- [Problem to solve]
Reproduce the listing word for word. Skip any image.

- [Data lines]

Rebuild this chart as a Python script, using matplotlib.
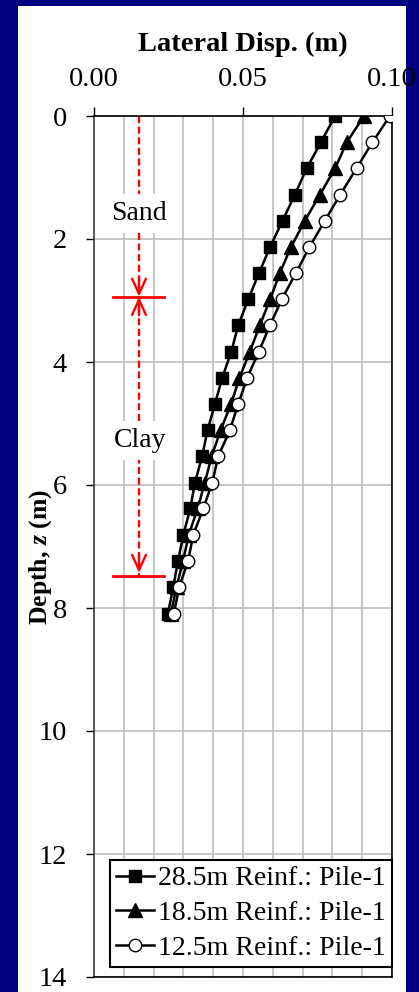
import matplotlib
matplotlib.use("Agg")
import matplotlib.pyplot as plt
from matplotlib.patches import Rectangle

plt.rcParams['font.family'] = ['Liberation Serif', 'DejaVu Serif']
plt.rcParams['mathtext.fontset'] = 'custom'
plt.rcParams['mathtext.it'] = 'Liberation Serif:italic:bold'
plt.rcParams['mathtext.rm'] = 'Liberation Serif:bold'

# depth of the output points (m)
depth = [0.00, 0.43, 0.85, 1.28, 1.70, 2.13, 2.55, 2.98, 3.40, 3.83,
         4.26, 4.68, 5.11, 5.53, 5.96, 6.38, 6.81, 7.23, 7.66, 8.09]

# lateral displacement (m)
disp_285 = [0.0809, 0.0761, 0.0714, 0.0674, 0.0633, 0.0591, 0.0554, 0.0518, 0.0484, 0.0461,
            0.0430, 0.0406, 0.0381, 0.0363, 0.0339, 0.0323, 0.0300, 0.0282, 0.0266, 0.0248]
disp_185 = [0.0906, 0.0848, 0.0809, 0.0758, 0.0708, 0.0661, 0.0624, 0.0591, 0.0557, 0.0523,
            0.0488, 0.0460, 0.0425, 0.0395, 0.0372, 0.0348, 0.0318, 0.0299, 0.0277, 0.0258]
disp_125 = [0.0993, 0.0934, 0.0881, 0.0826, 0.0775, 0.0723, 0.0678, 0.0630, 0.0591, 0.0553,
            0.0514, 0.0484, 0.0456, 0.0417, 0.0397, 0.0367, 0.0333, 0.0316, 0.0286, 0.0268]

labels = ['28.5m Reinf.: Pile-1', '18.5m Reinf.: Pile-1', '12.5m Reinf.: Pile-1']

xticks = [0.0, 0.05, 0.10]
xticklabels = ['0.00', '0.05', '0.10']
yticks = [0, 2, 4, 6, 8, 10, 12, 14]

# soil layers
layer_x = 0.0151
sand_bottom = 2.94
clay_bottom = 7.48

fig = plt.figure(figsize=(4.19, 9.92), dpi=100, facecolor='#000080')
fig.patches.append(Rectangle((18 / 419, 0), 388 / 419, 986 / 992, transform=fig.transFigure,
                             facecolor='white', edgecolor='none', zorder=-10))

ax = fig.add_axes([94 / 419, 1 - 977 / 992, 298 / 419, 861 / 992])

ax.plot(disp_285, depth, '-s', color='black', lw=1.8, ms=9, label=labels[0], zorder=4)
ax.plot(disp_185, depth, '-^', color='black', lw=1.8, ms=9.5, label=labels[1], zorder=4)
ax.plot(disp_125, depth, '-o', color='black', lw=1.8, ms=9, mfc='white', mec='black',
        mew=1.0, label=labels[2], zorder=4)

ax.set_xlim(0, 0.1)
ax.set_ylim(14, 0)
ax.xaxis.tick_top()
ax.xaxis.set_label_position('top')
ax.set_xticks(xticks)
ax.set_xticklabels(xticklabels)
ax.set_xticks([i / 100 for i in range(11)], minor=True)
ax.set_yticks(yticks)
ax.tick_params(axis='x', which='major', direction='out', length=6.5, width=1, pad=11, labelsize=20.5)
ax.tick_params(axis='y', which='major', direction='out', length=6, width=1, pad=13.5, labelsize=20.5)
ax.tick_params(axis='x', which='minor', length=0)
ax.grid(True, which='both', axis='x', color='#bdbdbd', lw=1.2, zorder=0)
ax.grid(True, which='major', axis='y', color='#bdbdbd', lw=1.2, zorder=0)
ax.set_axisbelow(True)
for s in ax.spines.values():
    s.set_color('black')
    s.set_linewidth(1.2)
ax.spines['left'].set_color('#404040')

ax.set_xlabel('Lateral Disp. (m)', fontsize=20.5, fontweight='bold', labelpad=11)
fig.text(41 / 419, 1 - 557 / 992, r'Depth, $z$ (m)', rotation=90, ha='center', va='center',
         fontsize=18.5, fontweight='bold')

# sand / clay markers
red = '#ff0000'
ax.plot([layer_x, layer_x], [0, sand_bottom], color=red, lw=1.7, ls=(0, (3, 1.5)), zorder=2)
ax.plot([layer_x, layer_x], [sand_bottom, clay_bottom], color=red, lw=1.7, ls=(0, (3, 1.5)), zorder=2)
head = dict(arrowstyle='->,head_length=1.1,head_width=0.5', color=red, lw=1.7,
            shrinkA=0, shrinkB=0)
ax.annotate('', xy=(layer_x, sand_bottom), xytext=(layer_x, sand_bottom - 0.3), arrowprops=head, zorder=3)
ax.annotate('', xy=(layer_x, sand_bottom), xytext=(layer_x, sand_bottom + 0.3), arrowprops=head, zorder=3)
ax.annotate('', xy=(layer_x, clay_bottom - 0.05), xytext=(layer_x, clay_bottom - 0.35), arrowprops=head, zorder=3)
ax.plot([0.0064, 0.0235], [sand_bottom, sand_bottom], color=red, lw=2, zorder=3)
ax.plot([0.0064, 0.0235], [clay_bottom, clay_bottom], color=red, lw=2, zorder=3)

box = dict(facecolor='white', edgecolor='none', pad=5)
ax.text(layer_x, 1.58, 'Sand', ha='center', va='center', fontsize=20, bbox=box, zorder=3)
ax.text(layer_x + 0.0005, 5.27, 'Clay', ha='center', va='center', fontsize=20, bbox=box, zorder=3)

leg = ax.legend(loc='lower right', bbox_to_anchor=(1.0, 0.012), borderaxespad=0, fontsize=20,
                handlelength=1.37, handletextpad=0.15, labelspacing=0.33, borderpad=0.22,
                fancybox=False, framealpha=1, edgecolor='black')
leg.get_frame().set_linewidth(1.5)

fig.savefig('out.png', dpi=100)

- [Solution to this task]
Rebuild this chart as a Python script, using matplotlib.
import matplotlib
matplotlib.use("Agg")
import matplotlib.pyplot as plt
from matplotlib.patches import Rectangle

plt.rcParams['font.family'] = ['Liberation Serif', 'DejaVu Serif']
plt.rcParams['mathtext.fontset'] = 'custom'
plt.rcParams['mathtext.it'] = 'Liberation Serif:italic:bold'
plt.rcParams['mathtext.rm'] = 'Liberation Serif:bold'

# depth of the output points (m)
depth = [0.00, 0.43, 0.85, 1.28, 1.70, 2.13, 2.55, 2.98, 3.40, 3.83,
         4.26, 4.68, 5.11, 5.53, 5.96, 6.38, 6.81, 7.23, 7.66, 8.09]

# lateral displacement (m)
disp_285 = [0.0809, 0.0761, 0.0714, 0.0674, 0.0633, 0.0591, 0.0554, 0.0518, 0.0484, 0.0461,
            0.0430, 0.0406, 0.0381, 0.0363, 0.0339, 0.0323, 0.0300, 0.0282, 0.0266, 0.0248]
disp_185 = [0.0906, 0.0848, 0.0809, 0.0758, 0.0708, 0.0661, 0.0624, 0.0591, 0.0557, 0.0523,
            0.0488, 0.0460, 0.0425, 0.0395, 0.0372, 0.0348, 0.0318, 0.0299, 0.0277, 0.0258]
disp_125 = [0.0993, 0.0934, 0.0881, 0.0826, 0.0775, 0.0723, 0.0678, 0.0630, 0.0591, 0.0553,
            0.0514, 0.0484, 0.0456, 0.0417, 0.0397, 0.0367, 0.0333, 0.0316, 0.0286, 0.0268]

labels = ['28.5m Reinf.: Pile-1', '18.5m Reinf.: Pile-1', '12.5m Reinf.: Pile-1']

xticks = [0.0, 0.05, 0.10]
xticklabels = ['0.00', '0.05', '0.10']
yticks = [0, 2, 4, 6, 8, 10, 12, 14]

# soil layers
layer_x = 0.0151
sand_bottom = 2.94
clay_bottom = 7.48

fig = plt.figure(figsize=(4.19, 9.92), dpi=100, facecolor='#000080')
fig.patches.append(Rectangle((18 / 419, 0), 388 / 419, 986 / 992, transform=fig.transFigure,
                             facecolor='white', edgecolor='none', zorder=-10))

ax = fig.add_axes([94 / 419, 1 - 977 / 992, 298 / 419, 861 / 992])

ax.plot(disp_285, depth, '-s', color='black', lw=1.8, ms=9, label=labels[0], zorder=4)
ax.plot(disp_185, depth, '-^', color='black', lw=1.8, ms=9.5, label=labels[1], zorder=4)
ax.plot(disp_125, depth, '-o', color='black', lw=1.8, ms=9, mfc='white', mec='black',
        mew=1.0, label=labels[2], zorder=4)

ax.set_xlim(0, 0.1)
ax.set_ylim(14, 0)
ax.xaxis.tick_top()
ax.xaxis.set_label_position('top')
ax.set_xticks(xticks)
ax.set_xticklabels(xticklabels)
ax.set_xticks([i / 100 for i in range(11)], minor=True)
ax.set_yticks(yticks)
ax.tick_params(axis='x', which='major', direction='out', length=6.5, width=1, pad=11, labelsize=20.5)
ax.tick_params(axis='y', which='major', direction='out', length=6, width=1, pad=13.5, labelsize=20.5)
ax.tick_params(axis='x', which='minor', length=0)
ax.grid(True, which='both', axis='x', color='#bdbdbd', lw=1.2, zorder=0)
ax.grid(True, which='major', axis='y', color='#bdbdbd', lw=1.2, zorder=0)
ax.set_axisbelow(True)
for s in ax.spines.values():
    s.set_color('black')
    s.set_linewidth(1.2)
ax.spines['left'].set_color('#404040')

ax.set_xlabel('Lateral Disp. (m)', fontsize=20.5, fontweight='bold', labelpad=11)
fig.text(41 / 419, 1 - 557 / 992, r'Depth, $z$ (m)', rotation=90, ha='center', va='center',
         fontsize=18.5, fontweight='bold')

# sand / clay markers
red = '#ff0000'
ax.plot([layer_x, layer_x], [0, sand_bottom], color=red, lw=1.7, ls=(0, (3, 1.5)), zorder=2)
ax.plot([layer_x, layer_x], [sand_bottom, clay_bottom], color=red, lw=1.7, ls=(0, (3, 1.5)), zorder=2)
head = dict(arrowstyle='->,head_length=1.1,head_width=0.5', color=red, lw=1.7,
            shrinkA=0, shrinkB=0)
ax.annotate('', xy=(layer_x, sand_bottom), xytext=(layer_x, sand_bottom - 0.3), arrowprops=head, zorder=3)
ax.annotate('', xy=(layer_x, sand_bottom), xytext=(layer_x, sand_bottom + 0.3), arrowprops=head, zorder=3)
ax.annotate('', xy=(layer_x, clay_bottom - 0.05), xytext=(layer_x, clay_bottom - 0.35), arrowprops=head, zorder=3)
ax.plot([0.0064, 0.0235], [sand_bottom, sand_bottom], color=red, lw=2, zorder=3)
ax.plot([0.0064, 0.0235], [clay_bottom, clay_bottom], color=red, lw=2, zorder=3)

box = dict(facecolor='white', edgecolor='none', pad=5)
ax.text(layer_x, 1.58, 'Sand', ha='center', va='center', fontsize=20, bbox=box, zorder=3)
ax.text(layer_x + 0.0005, 5.27, 'Clay', ha='center', va='center', fontsize=20, bbox=box, zorder=3)

leg = ax.legend(loc='lower right', bbox_to_anchor=(1.0, 0.012), borderaxespad=0, fontsize=20,
                handlelength=1.37, handletextpad=0.15, labelspacing=0.33, borderpad=0.22,
                fancybox=False, framealpha=1, edgecolor='black')
leg.get_frame().set_linewidth(1.5)

fig.savefig('out.png', dpi=100)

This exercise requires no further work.